Ordered Pair Calculator

Ordered Pair Calculator

Understanding Ordered Pairs and Their Properties

An ordered pair, often written as (x, y), is a fundamental concept in mathematics used to represent a point in a two-dimensional coordinate system. The first number, 'x', represents the horizontal position (along the x-axis), and the second number, 'y', represents the vertical position (along the y-axis). These pairs are 'ordered' because the sequence of the numbers matters; (1, 2) is a different point than (2, 1).

What Can You Do with Ordered Pairs?

Ordered pairs are the building blocks for graphing equations, defining geometric shapes, and understanding relationships between variables. Our calculator helps you explore three key properties when given two ordered pairs:

1. Distance Between Two Points

The distance formula is derived from the Pythagorean theorem and allows you to find the straight-line distance between any two points (x₁, y₁) and (x₂, y₂) in a plane. It's calculated as:

Distance = √((x₂ - x₁)² + (y₂ - y₁)² )

This formula is crucial in geometry, physics, and engineering for measuring lengths and magnitudes.

2. Midpoint of a Line Segment

The midpoint is the exact center point of the line segment connecting two given points. It's found by averaging the x-coordinates and averaging the y-coordinates:

Midpoint = ((x₁ + x₂) / 2, (y₁ + y₂) / 2)

The midpoint is useful in geometry for finding centers of shapes, bisecting lines, and in computer graphics for interpolation.

3. Slope of the Line Connecting Two Points

The slope of a line describes its steepness and direction. It's the ratio of the vertical change (rise) to the horizontal change (run) between any two distinct points on the line.
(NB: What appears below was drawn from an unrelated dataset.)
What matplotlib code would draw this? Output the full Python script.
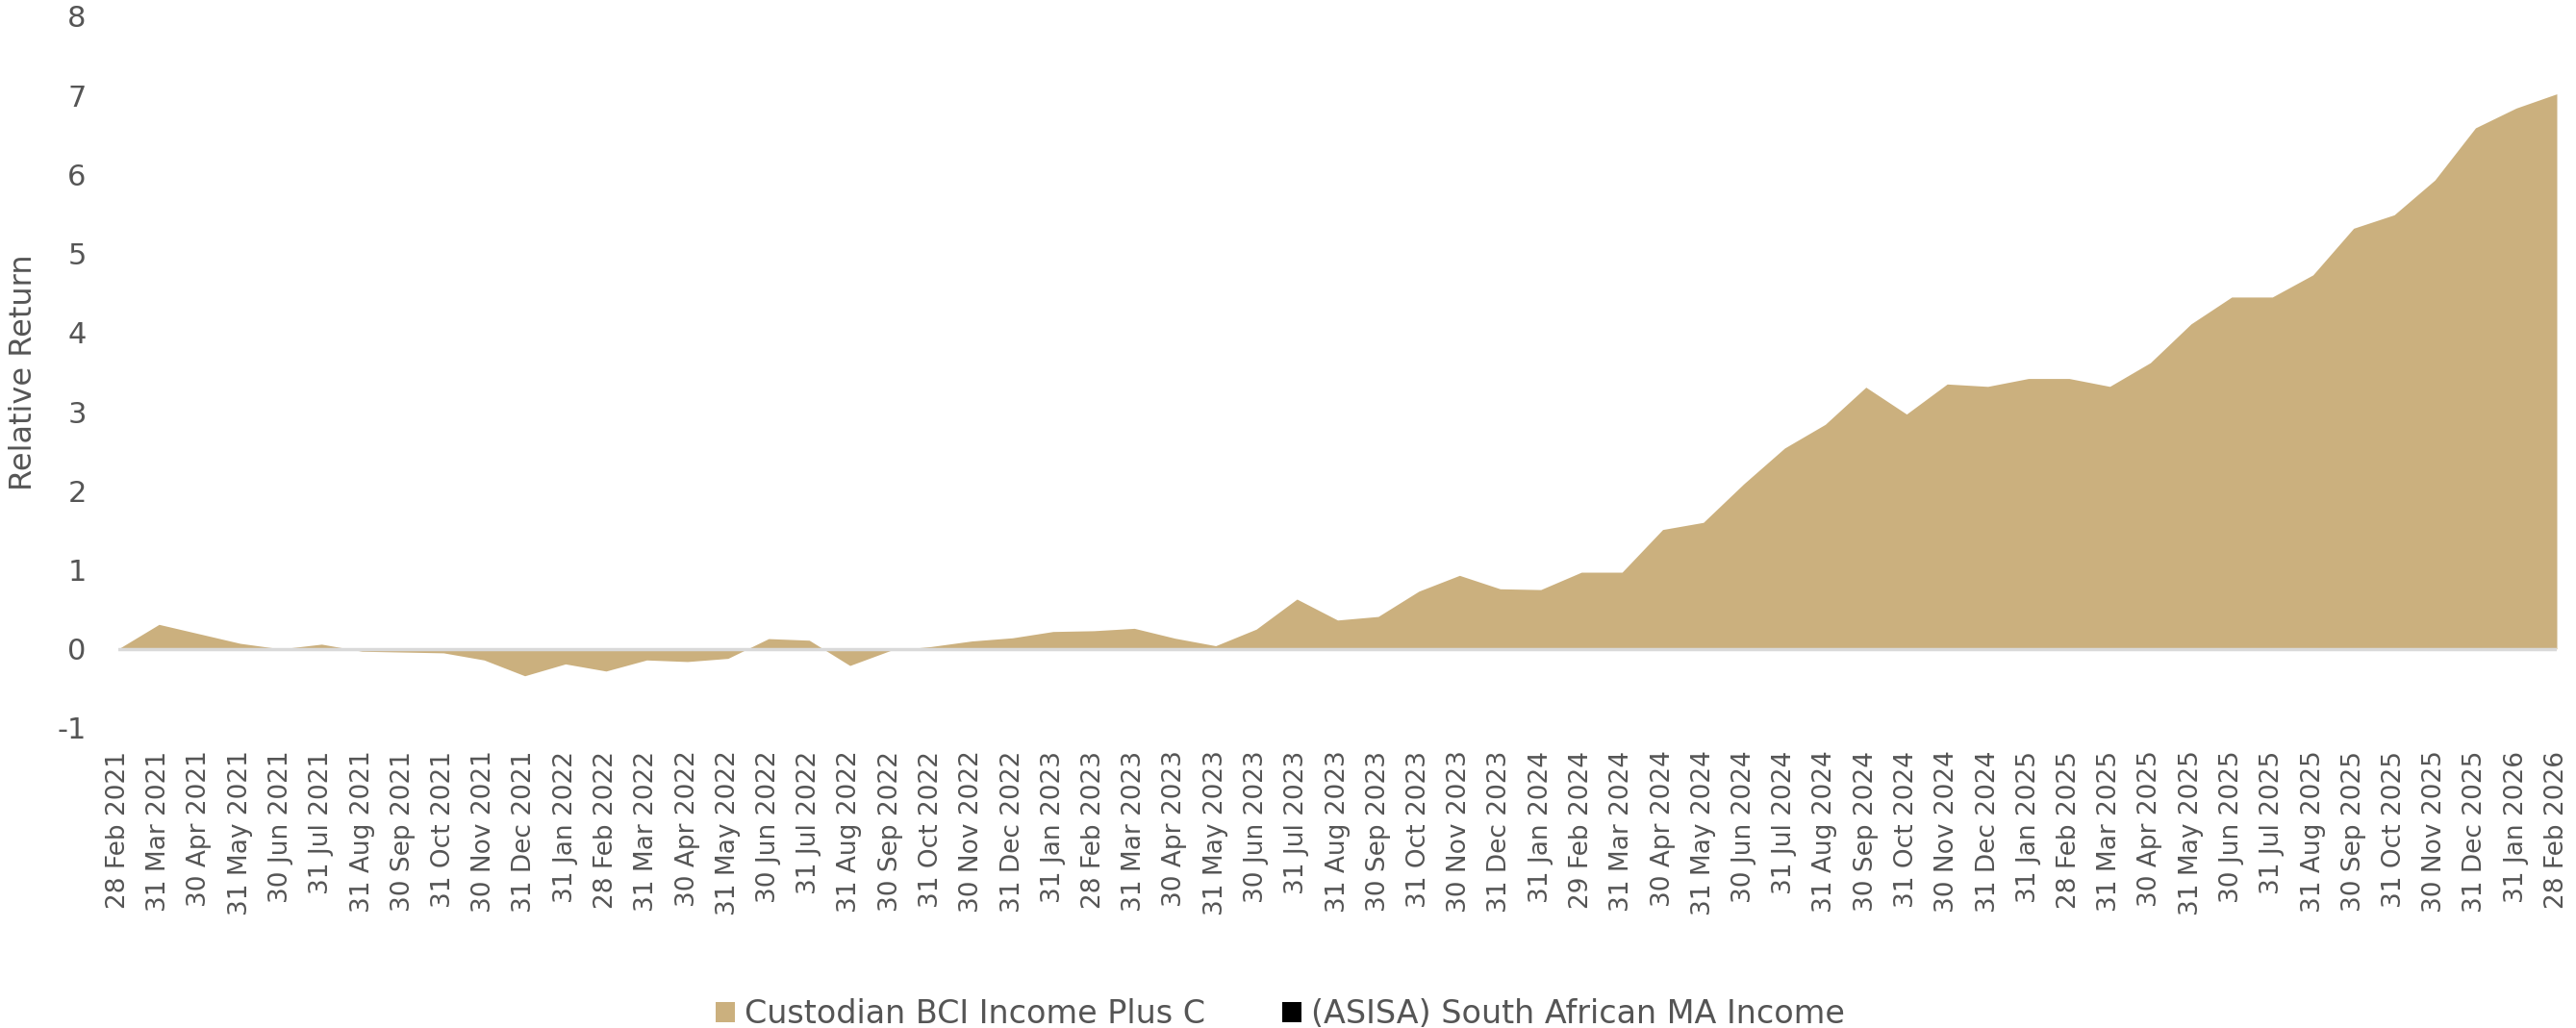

A positive slope indicates an upward trend, a negative slope indicates a downward trend, a zero slope means a horizontal line, and an undefined slope means a vertical line.

Slope (m) = (y₂ - y₁) / (x₂ - x₁)

Slope is a fundamental concept in algebra and calculus, used to understand rates of change, gradients, and the behavior of functions.

How to Use the Calculator

1. Enter the X and Y coordinates for your first point (x₁, y₁) in the respective fields.
2. Enter the X and Y coordinates for your second point (x₂, y₂) in the respective fields.
3. Click the "Calculate" button.
4. The calculator will instantly display the distance between the two points, their midpoint coordinates, and the slope of the line connecting them.

Example Calculation

Let's consider two points: Point 1 (1, 2) and Point 2 (4, 6).

• Distance:
  √((4 - 1)² + (6 - 2)²) = √((3)² + (4)²) = √(9 + 16) = √25 = 5
• Midpoint:
  ((1 + 4) / 2, (2 + 6) / 2) = (5 / 2, 8 / 2) = (2.5, 4)
• Slope:
  (6 - 2) / (4 - 1) = 4 / 3 ≈ 1.3333

Using the calculator with these values will yield a distance of 5.0000, a midpoint of (2.5000, 4.0000), and a slope of 1.3333.